JEPD?
I like to explore the roots of current situations, as you well know by now. For 25 years I have advocated for Israel in a variety of ways. My journalism degree and experience in Christian publishing has helped me understand why the American Church has become watered-down over the decades. I’m speaking of the “Church Visible,” of course, the big, megachurch movement. I’m not speaking of the thousands of still faithful Bible churches across the country.
Support for Israel, as a Christian, is extremely important to me. There are so many variables when discussing this topic, one can become dizzy. There are terrorism issues, politics, diplomacy (often the most mendacious element in this field).
But in my own community (I was raised Southern Baptist), I’ve become aware of a slippage in support for Israel. This didn’t happen overnight, and that’s the point of this week’s Israel Watch.
It is my opinion that the erosion of support for Israel began happening in this country more than 100 years ago, from theological sources. Now of course that has spilled out into the wider culture. In order to make modern Israel illegitimate, one must get rid of the nation’s history.
That means attacking the Bible.
Tom Rush, a trustee at the Southern Baptist Theological Seminary, said recently that when he attended that institution in the 80s:
“One of the things that was being pushed really hard at Southeastern when I was there,” Rush said in a podcast, “is what’s known as the Documentary Hypothesis interpretation of the Old Testament. And some of the behaviors I saw among the students that were at the seminary were not Christian behaviors.”
The “Documentary Hypothesis” or JEDP (Jahwist/Elohist/Deuteronomist/priestly author of Leviticus). It sounds complicated, and it is. In short, the theory states that the first five books of the Bible were not written/compiled solely by Moses. There must have been later unknown editors, because at various stages in the Pentateuch, different words are used for “God.”
In fact, this was a clever tactic developed by unbelieving European Bible scholars that wanted to cast doubt about the historicity of these books, in particular Genesis. The JEDP view maintains that the final portions of these books were probably set down by Ezra in the 4th century B.C.
To me this is very simple. By forcing much of Jewish history into the categories of myth or legend, the stage was set for disbelieving in the land promises to the Jews. I promise you this is playing out today even in the most “conservative” American churches.

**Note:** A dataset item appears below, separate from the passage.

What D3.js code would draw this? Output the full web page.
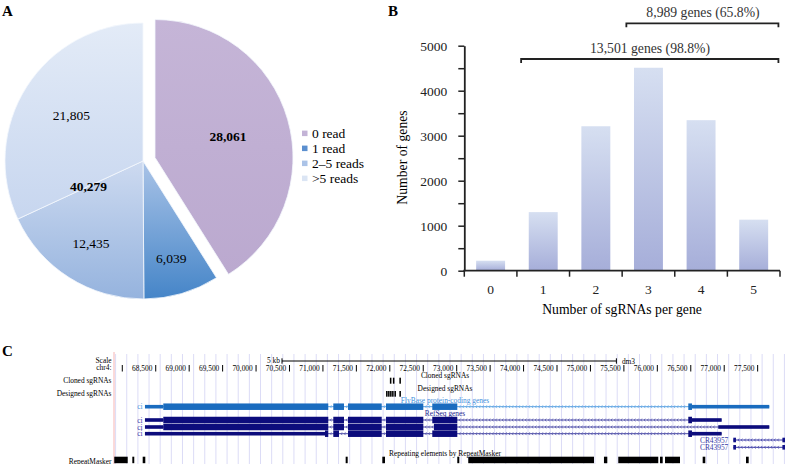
<!DOCTYPE html>
<html><head><meta charset="utf-8">
<script src="https://cdn.jsdelivr.net/npm/d3@7"></script>
<style>html,body{margin:0;padding:0;background:#fff;} svg{display:block;font-family:'Liberation Serif','Times New Roman',serif;}</style>
</head><body><svg id="c" width="785" height="464"></svg>
<script>
// ---------------- Panel A data ----------------
const pieCategories = ["0 read", "1 read", "2–5 reads", ">5 reads"];
const pieValues = [28061, 6039, 12435, 21805];
const pieValueLabels = ["28,061", "6,039", "12,435", "21,805"];
const pieBold = [true, false, false, false];
const pieGroupLabel = "40,279";

// ---------------- Panel B data ----------------
const barCategories = ["0", "1", "2", "3", "4", "5"];
const barValues = [222, 1302, 3210, 4510, 3345, 1134];
const yTickValues = [0, 500, 1000, 1500, 2000, 2500, 3000, 3500, 4000, 4500, 5000];
const yTickLabelValues = [0, 1000, 2000, 3000, 4000, 5000];
const bracketLabels = ["8,989 genes (65.8%)", "13,501 genes (98.8%)"];
const bracketFrom = ["3", "1"];
const bracketTo = ["5", "5"];
const xTitle = "Number of sgRNAs per gene";
const yTitle = "Number of genes";

// ---------------- Panel C data (chr4, bp) ----------------
const viewRange = [67876, 77909];
const scaleTickValues = [68000, 68500, 69000, 69500, 70000, 70500, 71000, 71500, 72000, 72500, 73000, 73500, 74000, 74500, 75000, 75500, 76000, 76500, 77000, 77500];
const scaleBarStart = 70388;
const scaleBarLength = 5000;
const clonedSgRNAs = [72010, 72055, 72152];
const designedSgRNAs = [71953, 71983, 72013, 72043, 72078, 72152];
const flyBaseTx = {name: "ci", cds: [68613, 76518],
  exons: [[68339, 71080], [71155, 71315], [71375, 71879], [71943, 72501], [72635, 73009], [76463, 77674]]};
const refSeqTx = [
  {name: "ci", cds: [68613, 76518], exons: [[68339, 71080], [71155, 71315], [71375, 71879], [71943, 72501], [72635, 73009], [76463, 76962]]},
  {name: "ci", cds: [68613, 73009], exons: [[68339, 71080], [71155, 71315], [71375, 71879], [71943, 72501], [72660, 73009], [76911, 77674]]},
  {name: "ci", cds: [71031, 76518], exons: [[68339, 71080], [71155, 71240], [71375, 71879], [71943, 72501], [72635, 73009], [76463, 76962]]}
];
const crTx = [
  {name: "CR43957", exons: [[77136, 77176], [77870, 77909]]},
  {name: "CR43957", exons: [[77136, 77176], [77870, 77909]]}
];
const repeatBlocks = [[67880, 68081], [68150, 68179], [68305, 68344], [71340, 71370], [71888, 71928], [73009, 73039], [73173, 75053], [75202, 75252], [75416, 76014], [76040, 76080], [76115, 76339], [76678, 76717], [77326, 77366]];
const leftLabels = ["Scale", "chr4:", "Cloned sgRNAs", "Designed sgRNAs", "RepeatMasker"];
const trackTitles = ["Cloned sgRNAs", "Designed sgRNAs", "FlyBase protein-coding genes", "RefSeq genes", "Repeating elements by RepeatMasker"];

const svg = d3.select("#c");
svg.append("rect").attr("width", 785).attr("height", 464).attr("fill", "#fff");
const defs = svg.append("defs");
function grad(id, c1, c2) {
  const g = defs.append("linearGradient").attr("id", id).attr("x1", 0).attr("y1", 0).attr("x2", 0).attr("y2", 1);
  g.append("stop").attr("offset", "0%").attr("stop-color", c1);
  g.append("stop").attr("offset", "100%").attr("stop-color", c2);
}
const pieGrad = [["#c5b5d7", "#bba9cf"], ["#a9c3e7", "#4585c8"], ["#cddaf0", "#95b3de"], ["#e3ebf7", "#c7d6ef"]];
pieGrad.forEach((c, i) => grad("pg" + i, c[0], c[1]));
grad("bg", "#d6dff1", "#a6aed9");

// panel letters
[["A", 2, 16], ["B", 388, 16], ["C", 2, 356]].forEach(d => {
  svg.append("text").attr("x", d[1]).attr("y", d[2]).attr("font-size", 15).attr("font-weight", "bold").text(d[0]);
});

// ---------------- Panel A ----------------
const cx = 143, cy = 161, R = 138, explode = 12.5;
const arcs = d3.pie().sort(null).value(d => d)(pieValues);
const arc = d3.arc().innerRadius(0).outerRadius(R);
const pa = svg.append("g");
const labR = [76, 101, 97, 85];
arcs.forEach((a, i) => {
  const mid = (a.startAngle + a.endAngle) / 2;
  const off = i === 0 ? explode : 0;
  const ox = cx + Math.sin(mid) * off, oy = cy - Math.cos(mid) * off;
  const g = pa.append("g").attr("transform", `translate(${ox},${oy})`);
  g.append("path").attr("d", arc(a)).attr("fill", `url(#pg${i})`).attr("stroke", "#f4f7fc").attr("stroke-width", 0.8);
});
arcs.forEach((a, i) => {
  const mid = (a.startAngle + a.endAngle) / 2;
  const off = i === 0 ? explode : 0;
  const ox = cx + Math.sin(mid) * off, oy = cy - Math.cos(mid) * off;
  pa.append("text").attr("x", ox + Math.sin(mid) * labR[i]).attr("y", oy - Math.cos(mid) * labR[i])
    .attr("dy", "0.35em").attr("text-anchor", "middle").attr("font-size", 13.5)
    .attr("font-weight", pieBold[i] ? "bold" : "normal").text(pieValueLabels[i]);
});
{
  const ang = arcs[2].endAngle, r = 60;
  pa.append("text").attr("x", cx + Math.sin(ang) * r).attr("y", cy - Math.cos(ang) * r)
    .attr("dy", "0.35em").attr("text-anchor", "middle").attr("font-size", 13.5).attr("font-weight", "bold").text(pieGroupLabel);
}
// legend
const legendColors = ["#c3b3d6", "#5b8fcf", "#abc3e7", "#dbe5f4"];
const lg = svg.append("g");
pieCategories.forEach((c, i) => {
  const yy = 133.3 + i * 15;
  lg.append("rect").attr("x", 302).attr("y", yy - 2.7).attr("width", 5.5).attr("height", 5.5).attr("fill", legendColors[i]);
  lg.append("text").attr("x", 312).attr("y", yy).attr("dy", "0.35em").attr("font-size", 13.5).text(c);
});

// ---------------- Panel B ----------------
const y = d3.scaleLinear().domain([0, 5000]).range([270.7, 45.7]);
const x = d3.scaleBand().domain(barCategories).range([464.3, 780]).paddingInner(0.45).paddingOuter(0.225);
const pb = svg.append("g");
pb.selectAll("rect.bar").data(barValues).join("rect").attr("class", "bar")
  .attr("x", (d, i) => x(barCategories[i])).attr("width", x.bandwidth())
  .attr("y", d => y(d)).attr("height", d => y(0) - y(d)).attr("fill", "url(#bg)");
const yAxis = pb.append("g").attr("transform", "translate(464.3,0)")
  .call(d3.axisLeft(y).tickValues(yTickValues).tickSizeInner(6).tickSizeOuter(0).tickPadding(11)
    .tickFormat(d => yTickLabelValues.includes(d) ? String(d) : ""));
yAxis.select(".domain").attr("stroke", "#222").attr("stroke-width", 1.8);
yAxis.selectAll(".tick line").attr("stroke", "#222").attr("stroke-width", 1.5);
yAxis.selectAll("text").attr("font-size", 13.5).attr("font-family", "'Liberation Serif','Times New Roman',serif").attr("fill", "#222");
const xAxis = pb.append("g").attr("transform", `translate(0,${y(0)})`)
  .call(d3.axisBottom(x).tickSize(0).tickPadding(14));
xAxis.select(".domain").remove();
xAxis.selectAll("text").attr("font-size", 13.5).attr("font-family", "'Liberation Serif','Times New Roman',serif").attr("fill", "#222");
pb.append("line").attr("x1", x.range()[0] - 0.9).attr("x2", x.range()[1]).attr("y1", y(0)).attr("y2", y(0)).attr("stroke", "#222").attr("stroke-width", 1.8);
const bnds = barCategories.map(c => x(c) - x.paddingInner() * x.step() / 2).concat([x.range()[1]]);
pb.selectAll("line.xt").data(bnds).join("line").attr("class", "xt")
  .attr("x1", d => d).attr("x2", d => d).attr("y1", y(0)).attr("y2", y(0) + 6).attr("stroke", "#222").attr("stroke-width", 1.5);
pb.append("text").attr("x", 622).attr("y", 314).attr("text-anchor", "middle").attr("font-size", 13.7).text(xTitle);
pb.append("text").attr("transform", "translate(407,157.5) rotate(-90)").attr("text-anchor", "middle").attr("font-size", 13.7).text(yTitle);
// brackets
const bracketY = [23.3, 59];
bracketLabels.forEach((lab, i) => {
  const x1 = x(bracketFrom[i]) + x.bandwidth() / 2 - 0.42 * x.step();
  const x2 = x(bracketTo[i]) + x.bandwidth() / 2 + 0.47 * x.step();
  const by = bracketY[i];
  pb.append("path").attr("d", `M${x1},${by + 4}V${by}H${x2}V${by + 4}`).attr("fill", "none").attr("stroke", "#222").attr("stroke-width", 1.8);
  pb.append("text").attr("x", i === 0 ? 703 : 650).attr("y", by - 11).attr("dy", "0.35em").attr("text-anchor", "middle").attr("font-size", 13.7).attr("fill", "#333").text(lab);
});

// ---------------- Panel C ----------------
const gx = d3.scaleLinear().domain(viewRange).range([114, 785]);
const pc = svg.append("g");
// guidelines
d3.range(115.6, 785, gx(68066.67) - gx(67900)).forEach(xx => {
  pc.append("line").attr("x1", xx).attr("x2", xx).attr("y1", 354).attr("y2", 464).attr("stroke", "#dcdcf6").attr("stroke-width", 1);
});
pc.append("line").attr("x1", 114).attr("x2", 114).attr("y1", 352).attr("y2", 464).attr("stroke", "#f6b4b4").attr("stroke-width", 1);
const fs = 7.4;
// left labels
const leftY = [360.7, 367.7, 380.7, 393.3, 461.7];
leftLabels.forEach((l, i) => {
  pc.append("text").attr("x", 111.5).attr("y", leftY[i]).attr("dy", "0.35em").attr("text-anchor", "end").attr("font-size", fs).text(l);
});
// scale bar
const sb1 = gx(scaleBarStart), sb2 = gx(scaleBarStart + scaleBarLength);
pc.append("path").attr("d", `M${sb1},358.3V363.7M${sb1},361H${sb2}M${sb2},358.3V363.7`).attr("stroke", "#000").attr("stroke-width", 1).attr("fill", "none");
pc.append("text").attr("x", sb1 - 2).attr("y", 360.5).attr("dy", "0.35em").attr("text-anchor", "end").attr("font-size", fs).text("5 kb");
pc.append("text").attr("x", sb2 + 5.5).attr("y", 361.7).attr("dy", "0.35em").attr("font-size", fs).text("dm3");
// position ticks
scaleTickValues.forEach((t, i) => {
  pc.append("line").attr("x1", gx(t)).attr("x2", gx(t)).attr("y1", 365).attr("y2", 371.5).attr("stroke", "#000").attr("stroke-width", 1);
  if (i > 0) pc.append("text").attr("x", gx(t) - 3.3).attr("y", 368.3).attr("dy", "0.35em").attr("text-anchor", "end").attr("font-size", fs).text(d3.format(",")(t));
});
// track titles
const titleY = [375, 388, 400.7, 413.3, 453.3];
const titleCol = ["#000", "#000", "#3f8fdc", "#2a2a8f", "#000"];
trackTitles.forEach((t, i) => {
  pc.append("text").attr("x", 445).attr("y", titleY[i]).attr("dy", "0.35em").attr("text-anchor", "middle").attr("font-size", fs).attr("fill", titleCol[i]).text(t);
});
// sgRNAs
function marks(arr, y0, h) {
  arr.forEach(p => pc.append("rect").attr("x", gx(p) - 0.6).attr("y", y0).attr("width", Math.max(1.3, gx(p + 23) - gx(p))).attr("height", h).attr("fill", "#000"));
}
marks(clonedSgRNAs, 377.7, 6);
marks(designedSgRNAs, 391, 5.7);
// genes
const thickH = 6.5, thinH = 3.6;
function drawTx(tx, yc, col, introCol, labCol, labX, hasCds) {
  const exs = tx.exons;
  const s = exs[0][0], e = exs[exs.length - 1][1];
  pc.append("line").attr("x1", gx(s)).attr("x2", Math.min(gx(e), 785)).attr("y1", yc).attr("y2", yc).attr("stroke", introCol).attr("stroke-width", 1);
  for (let k = 0; k < exs.length - 1; k++) {
    const a = gx(exs[k][1]) + 2, b = gx(exs[k + 1][0]) - 2;
    for (let xx = a; xx < b; xx += 3.3) {
      pc.append("path").attr("d", `M${xx + 1.2},${yc - 1.4}L${xx},${yc}L${xx + 1.2},${yc + 1.4}`).attr("fill", "none").attr("stroke", introCol).attr("stroke-width", 0.7);
    }
  }
  exs.forEach(ex => {
    const segs = [];
    if (hasCds) {
      const cs = Math.max(ex[0], tx.cds[0]), ce = Math.min(ex[1], tx.cds[1]);
      if (ce > cs) {
        if (cs > ex[0]) segs.push([ex[0], cs, thinH]);
        segs.push([cs, ce, thickH]);
        if (ex[1] > ce) segs.push([ce, ex[1], thinH]);
      } else segs.push([ex[0], ex[1], thinH]);
    } else segs.push([ex[0], ex[1], 4.6]);
    segs.forEach(sg => {
      pc.append("rect").attr("x", gx(sg[0])).attr("width", Math.max(1, gx(sg[1]) - gx(sg[0])))
        .attr("y", yc - sg[2] / 2).attr("height", sg[2]).attr("fill", col);
    });
  });
  pc.append("text").attr("x", labX).attr("y", yc).attr("dy", "0.35em").attr("text-anchor", "end").attr("font-size", fs).attr("fill", labCol).text(tx.name);
}
drawTx(flyBaseTx, 406.7, "#1a6cbf", "#5aa2e2", "#4a94dc", 142.7, true);
const refY = [420, 427, 433.7];
refSeqTx.forEach((t, i) => drawTx(t, refY[i], "#0c0c7c", "#4a4aa6", "#3a3aa6", 142.7, true));
const crY = [440, 447.3];
crTx.forEach((t, i) => drawTx(t, crY[i], "#12128a", "#3c3ca6", "#3a3aa6", 728.3, false));
// RepeatMasker
repeatBlocks.forEach(b => {
  pc.append("rect").attr("x", gx(b[0])).attr("width", Math.max(1, gx(b[1]) - gx(b[0]))).attr("y", 456.7).attr("height", 6.5).attr("fill", "#000");
});
</script></body></html>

Almost unbelievably, the SBC is infected with this, as you can see from Rush’s statement.
A former professor at Fuller buys into all this.
“God is not a provable commodity.”—Tony Jones (In 2013, Jones announced he no longer believes in Original Sin)
But WorldNetDaily’s Joseph Farah knows otherwise:
“Prophecy is a reason for faith.”
Farah’s voice is in the minority now.
Millar Burrows, a key translator of the Revised Standard Version, wrote about predictive prophecy:
“For many events, to be sure, we have abundant evidence of their occurrence in addition to the biblical record, but unless the statement that they had been predicted is accepted on the authority of the Bible itself, there is nothing to prove that the supposed prediction was not written after the event took place.” THIS IS SATANIC Burrows wrote this in 1946! He also claimed that Noah’s Flood was a myth story.
In 1961, the Southern Baptists’ Sunday School Board published Ralph Elliott’s The Message of Genesis. There, he said that the Genesis accounts were inspired by Sumerian myth!
We lament the passing from the scene of men like Adrian Rogers (2004), but did we know as the rank-and-file that the SBC was off the rails on this subject 60 years ago?
I doubt it.
At the time Charles Darwin was hatching his diabolical theory on origins, there were still enough clergy to oppose him—although large swaths of that community were eager to embrace him. Darwin was clever enough to make some passing reference to a Creator in the first edition of On the Origin of Species, but he subsequently deleted it from future editions.
L.R. Croft wrote in 1988:
“Darwin’s dishonesty is apparent. He had long been an atheist and had inserted the above paragraph to lessen the tumult he knew his book would create. He no more believed in a Creator than he did in a flat earth.”
My point is, in part, that the undermining of both ancient and modern Israel has been going on for a very long time. It was opposed internally by too few.
If you want to know why teaching about Israel and Bible prophecy has fallen out of favor today, this is a big reason why.